(Figure scripts)
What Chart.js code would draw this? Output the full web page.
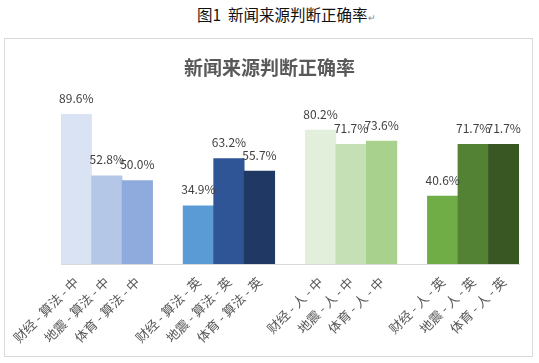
<!DOCTYPE html>
<html>
<head>
<meta charset="utf-8">
<script src="https://cdn.jsdelivr.net/npm/chart.js@4"></script>
<style>
  html, body { margin: 0; padding: 0; background: #fff; }
  body { width: 539px; height: 363px; position: relative; overflow: hidden; font-family: "Noto Sans CJK SC", sans-serif; }
  #caption { position: absolute; left: 197px; top: 3px; font-size: 15.5px; line-height: 22px; font-weight: normal; color: #111; white-space: nowrap; }
  #caption .mark { font-size: 9px; color: #888; }
  #frame { position: absolute; left: 4px; top: 38px; width: 527px; height: 317px; border: 1px solid #d9d9d9; }
  #frame canvas { position: absolute; left: 0; top: 0; }
  #chartTitle { position: absolute; left: 0; width: 529px; top: 16px; text-align: center; font-size: 19px; line-height: 24px; font-weight: bold; color: #595959; }
</style>
</head>
<body>
<div id="caption">图1&nbsp; 新闻来源判断正确率<span class="mark">↵</span></div>
<div id="frame"><canvas id="myChart" width="527" height="317"></canvas><div id="chartTitle">新闻来源判断正确率</div></div>
<script>
// 各柱子的类别名称
const categories = [
  '财经 - 算法 - 中', '地震 - 算法 - 中', '体育 - 算法 - 中',
  '财经 - 算法 - 英', '地震 - 算法 - 英', '体育 - 算法 - 英',
  '财经 - 人 - 中', '地震 - 人 - 中', '体育 - 人 - 中',
  '财经 - 人 - 英', '地震 - 人 - 英', '体育 - 人 - 英'
];
// 正确率 (%)
const accuracy = [89.6, 52.8, 50.0, 34.9, 63.2, 55.7, 80.2, 71.7, 73.6, 40.6, 71.7, 71.7];
const barColors = [
  '#dae3f3', '#b4c7e7', '#8faadc',
  '#5b9bd5', '#2f5597', '#203864',
  '#e2efda', '#c5e0b4', '#a9d18e',
  '#70ad47', '#548235', '#385723'
];

// 每组3根柱子之间插一个空位
const labels = [], values = [], colors = [];
categories.forEach((c, i) => {
  if (i > 0 && i % 3 === 0) { labels.push(''); values.push(null); colors.push('rgba(0,0,0,0)'); }
  labels.push(c); values.push(accuracy[i]); colors.push(barColors[i]);
});

// 柱顶数值标签
const valueLabels = {
  id: 'valueLabels',
  afterDatasetsDraw(chart) {
    const ctx = chart.ctx;
    const meta = chart.getDatasetMeta(0);
    ctx.save();
    ctx.font = '12px "Noto Sans CJK SC", sans-serif';
    ctx.fillStyle = '#404040';
    ctx.textAlign = 'center';
    ctx.textBaseline = 'middle';
    meta.data.forEach((bar, i) => {
      const v = values[i];
      if (v == null) return;
      ctx.fillText(v.toFixed(1) + '%', bar.x, bar.y - 16);
    });
    ctx.restore();
  }
};

const ctx = document.getElementById('myChart').getContext('2d');
const myChart = new Chart(ctx, {
  type: 'bar',
  data: {
    labels: labels,
    datasets: [{
      data: values,
      backgroundColor: colors,
      barPercentage: 1,
      categoryPercentage: 1
    }]
  },
  options: {
    responsive: false,
    animation: false,
    layout: { padding: { top: 58, right: 13, left: 56, bottom: 0 } },
    plugins: {
      legend: { display: false },
      tooltip: { enabled: false },
      title: { display: false }
    },
    scales: {
      y: { display: false, min: 0, max: 100 },
      x: {
        grid: { display: false },
        border: { color: '#d9d9d9' },
        ticks: {
          color: '#595959',
          font: { size: 13, family: '"Noto Sans CJK SC", sans-serif' },
          minRotation: 45,
          maxRotation: 45,
          autoSkip: false,
          padding: 2
        },
        afterFit: s => { s.height = 92; }
      }
    }
  },
  plugins: [valueLabels]
});
</script>
</body>
</html>
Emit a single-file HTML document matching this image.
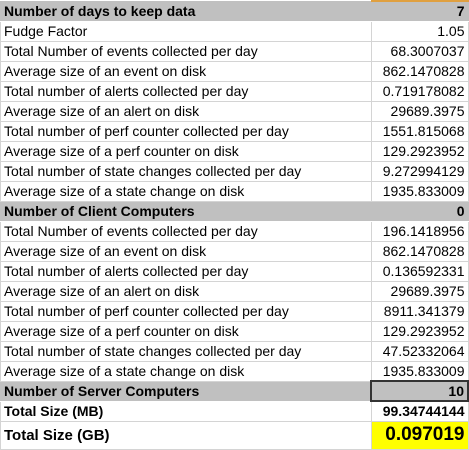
<!DOCTYPE html>
<html><head><meta charset="utf-8"><style>
body{margin:0;width:469px;height:450px;background:#fff;overflow:hidden;font-family:"Liberation Sans",sans-serif;font-size:14px;color:#000}
table{border-collapse:collapse;table-layout:fixed;position:absolute;left:0;top:0}
td{height:20px;padding:0 3px;border:1px solid #d4d4d4;white-space:nowrap;overflow:hidden;box-sizing:border-box}
td.v{text-align:right}
tr.h td{background:#c0c0c0;font-weight:bold;border-color:#c0c0c0 #c0c0c0 #fff #c0c0c0}
tr.b td{font-weight:bold}
</style></head><body>
<table>
<colgroup><col style="width:372px"><col style="width:97px"></colgroup>
<tr class="h"><td>Number of days to keep data</td><td class="v" style="border-top:2px solid #e0a040">7</td></tr>
<tr><td>Fudge Factor</td><td class="v">1.05</td></tr>
<tr><td>Total Number of events collected per day</td><td class="v">68.3007037</td></tr>
<tr><td>Average size of an event on disk</td><td class="v">862.1470828</td></tr>
<tr><td>Total number of alerts collected per day</td><td class="v">0.719178082</td></tr>
<tr><td>Average size of an alert on disk</td><td class="v">29689.3975</td></tr>
<tr><td>Total number of perf counter collected per day</td><td class="v">1551.815068</td></tr>
<tr><td>Average size of a perf counter on disk</td><td class="v">129.2923952</td></tr>
<tr><td>Total number of state changes collected per day</td><td class="v">9.272994129</td></tr>
<tr><td>Average size of a state change on disk</td><td class="v">1935.833009</td></tr>
<tr class="h"><td>Number of Client Computers</td><td class="v">0</td></tr>
<tr><td>Total Number of events collected per day</td><td class="v">196.1418956</td></tr>
<tr><td>Average size of an event on disk</td><td class="v">862.1470828</td></tr>
<tr><td>Total number of alerts collected per day</td><td class="v">0.136592331</td></tr>
<tr><td>Average size of an alert on disk</td><td class="v">29689.3975</td></tr>
<tr><td>Total number of perf counter collected per day</td><td class="v">8911.341379</td></tr>
<tr><td>Average size of a perf counter on disk</td><td class="v">129.2923952</td></tr>
<tr><td>Total number of state changes collected per day</td><td class="v">47.52332064</td></tr>
<tr><td>Average size of a state change on disk</td><td class="v">1935.833009</td></tr>
<tr class="h"><td>Number of Server Computers</td><td class="v" style="border:2px solid #333">10</td></tr>
<tr class="b"><td>Total Size (MB)</td><td class="v">99.34744144</td></tr>
<tr class="b"><td style="height:28px;font-size:15px">Total Size (GB)</td><td class="v" style="height:28px;background:#ffff00;font-size:19px">0.097019</td></tr>
</table>
</body></html>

-- WHAT IS ASKED --
Produce an exact copy of each line of data, skipping embedded images.

-- FINAL RESULT --
What Chart.js code would draw this? Output the full web page.
<!DOCTYPE html>
<html>
<head>
<meta charset="utf-8">
<script src="https://cdn.jsdelivr.net/npm/chart.js@4"></script>
<style>
  html, body { margin: 0; padding: 0; background: #fff; }
  body { width: 539px; height: 363px; position: relative; overflow: hidden; font-family: "Noto Sans CJK SC", sans-serif; }
  #caption { position: absolute; left: 197px; top: 3px; font-size: 15.5px; line-height: 22px; font-weight: normal; color: #111; white-space: nowrap; }
  #caption .mark { font-size: 9px; color: #888; }
  #frame { position: absolute; left: 4px; top: 38px; width: 527px; height: 317px; border: 1px solid #d9d9d9; }
  #frame canvas { position: absolute; left: 0; top: 0; }
  #chartTitle { position: absolute; left: 0; width: 529px; top: 16px; text-align: center; font-size: 19px; line-height: 24px; font-weight: bold; color: #595959; }
</style>
</head>
<body>
<div id="caption">图1&nbsp; 新闻来源判断正确率<span class="mark">↵</span></div>
<div id="frame"><canvas id="myChart" width="527" height="317"></canvas><div id="chartTitle">新闻来源判断正确率</div></div>
<script>
// 各柱子的类别名称
const categories = [
  '财经 - 算法 - 中', '地震 - 算法 - 中', '体育 - 算法 - 中',
  '财经 - 算法 - 英', '地震 - 算法 - 英', '体育 - 算法 - 英',
  '财经 - 人 - 中', '地震 - 人 - 中', '体育 - 人 - 中',
  '财经 - 人 - 英', '地震 - 人 - 英', '体育 - 人 - 英'
];
// 正确率 (%)
const accuracy = [89.6, 52.8, 50.0, 34.9, 63.2, 55.7, 80.2, 71.7, 73.6, 40.6, 71.7, 71.7];
const barColors = [
  '#dae3f3', '#b4c7e7', '#8faadc',
  '#5b9bd5', '#2f5597', '#203864',
  '#e2efda', '#c5e0b4', '#a9d18e',
  '#70ad47', '#548235', '#385723'
];

// 每组3根柱子之间插一个空位
const labels = [], values = [], colors = [];
categories.forEach((c, i) => {
  if (i > 0 && i % 3 === 0) { labels.push(''); values.push(null); colors.push('rgba(0,0,0,0)'); }
  labels.push(c); values.push(accuracy[i]); colors.push(barColors[i]);
});

// 柱顶数值标签
const valueLabels = {
  id: 'valueLabels',
  afterDatasetsDraw(chart) {
    const ctx = chart.ctx;
    const meta = chart.getDatasetMeta(0);
    ctx.save();
    ctx.font = '12px "Noto Sans CJK SC", sans-serif';
    ctx.fillStyle = '#404040';
    ctx.textAlign = 'center';
    ctx.textBaseline = 'middle';
    meta.data.forEach((bar, i) => {
      const v = values[i];
      if (v == null) return;
      ctx.fillText(v.toFixed(1) + '%', bar.x, bar.y - 16);
    });
    ctx.restore();
  }
};

const ctx = document.getElementById('myChart').getContext('2d');
const myChart = new Chart(ctx, {
  type: 'bar',
  data: {
    labels: labels,
    datasets: [{
      data: values,
      backgroundColor: colors,
      barPercentage: 1,
      categoryPercentage: 1
    }]
  },
  options: {
    responsive: false,
    animation: false,
    layout: { padding: { top: 58, right: 13, left: 56, bottom: 0 } },
    plugins: {
      legend: { display: false },
      tooltip: { enabled: false },
      title: { display: false }
    },
    scales: {
      y: { display: false, min: 0, max: 100 },
      x: {
        grid: { display: false },
        border: { color: '#d9d9d9' },
        ticks: {
          color: '#595959',
          font: { size: 13, family: '"Noto Sans CJK SC", sans-serif' },
          minRotation: 45,
          maxRotation: 45,
          autoSkip: false,
          padding: 2
        },
        afterFit: s => { s.height = 92; }
      }
    }
  },
  plugins: [valueLabels]
});
</script>
</body>
</html>
Emit a single-file HTML document matching this image.
<!DOCTYPE html>
<html><head><meta charset="utf-8"><style>
body{margin:0;width:469px;height:450px;background:#fff;overflow:hidden;font-family:"Liberation Sans",sans-serif;font-size:14px;color:#000}
table{border-collapse:collapse;table-layout:fixed;position:absolute;left:0;top:0}
td{height:20px;padding:0 3px;border:1px solid #d4d4d4;white-space:nowrap;overflow:hidden;box-sizing:border-box}
td.v{text-align:right}
tr.h td{background:#c0c0c0;font-weight:bold;border-color:#c0c0c0 #c0c0c0 #fff #c0c0c0}
tr.b td{font-weight:bold}
</style></head><body>
<table>
<colgroup><col style="width:372px"><col style="width:97px"></colgroup>
<tr class="h"><td>Number of days to keep data</td><td class="v" style="border-top:2px solid #e0a040">7</td></tr>
<tr><td>Fudge Factor</td><td class="v">1.05</td></tr>
<tr><td>Total Number of events collected per day</td><td class="v">68.3007037</td></tr>
<tr><td>Average size of an event on disk</td><td class="v">862.1470828</td></tr>
<tr><td>Total number of alerts collected per day</td><td class="v">0.719178082</td></tr>
<tr><td>Average size of an alert on disk</td><td class="v">29689.3975</td></tr>
<tr><td>Total number of perf counter collected per day</td><td class="v">1551.815068</td></tr>
<tr><td>Average size of a perf counter on disk</td><td class="v">129.2923952</td></tr>
<tr><td>Total number of state changes collected per day</td><td class="v">9.272994129</td></tr>
<tr><td>Average size of a state change on disk</td><td class="v">1935.833009</td></tr>
<tr class="h"><td>Number of Client Computers</td><td class="v">0</td></tr>
<tr><td>Total Number of events collected per day</td><td class="v">196.1418956</td></tr>
<tr><td>Average size of an event on disk</td><td class="v">862.1470828</td></tr>
<tr><td>Total number of alerts collected per day</td><td class="v">0.136592331</td></tr>
<tr><td>Average size of an alert on disk</td><td class="v">29689.3975</td></tr>
<tr><td>Total number of perf counter collected per day</td><td class="v">8911.341379</td></tr>
<tr><td>Average size of a perf counter on disk</td><td class="v">129.2923952</td></tr>
<tr><td>Total number of state changes collected per day</td><td class="v">47.52332064</td></tr>
<tr><td>Average size of a state change on disk</td><td class="v">1935.833009</td></tr>
<tr class="h"><td>Number of Server Computers</td><td class="v" style="border:2px solid #333">10</td></tr>
<tr class="b"><td>Total Size (MB)</td><td class="v">99.34744144</td></tr>
<tr class="b"><td style="height:28px;font-size:15px">Total Size (GB)</td><td class="v" style="height:28px;background:#ffff00;font-size:19px">0.097019</td></tr>
</table>
</body></html>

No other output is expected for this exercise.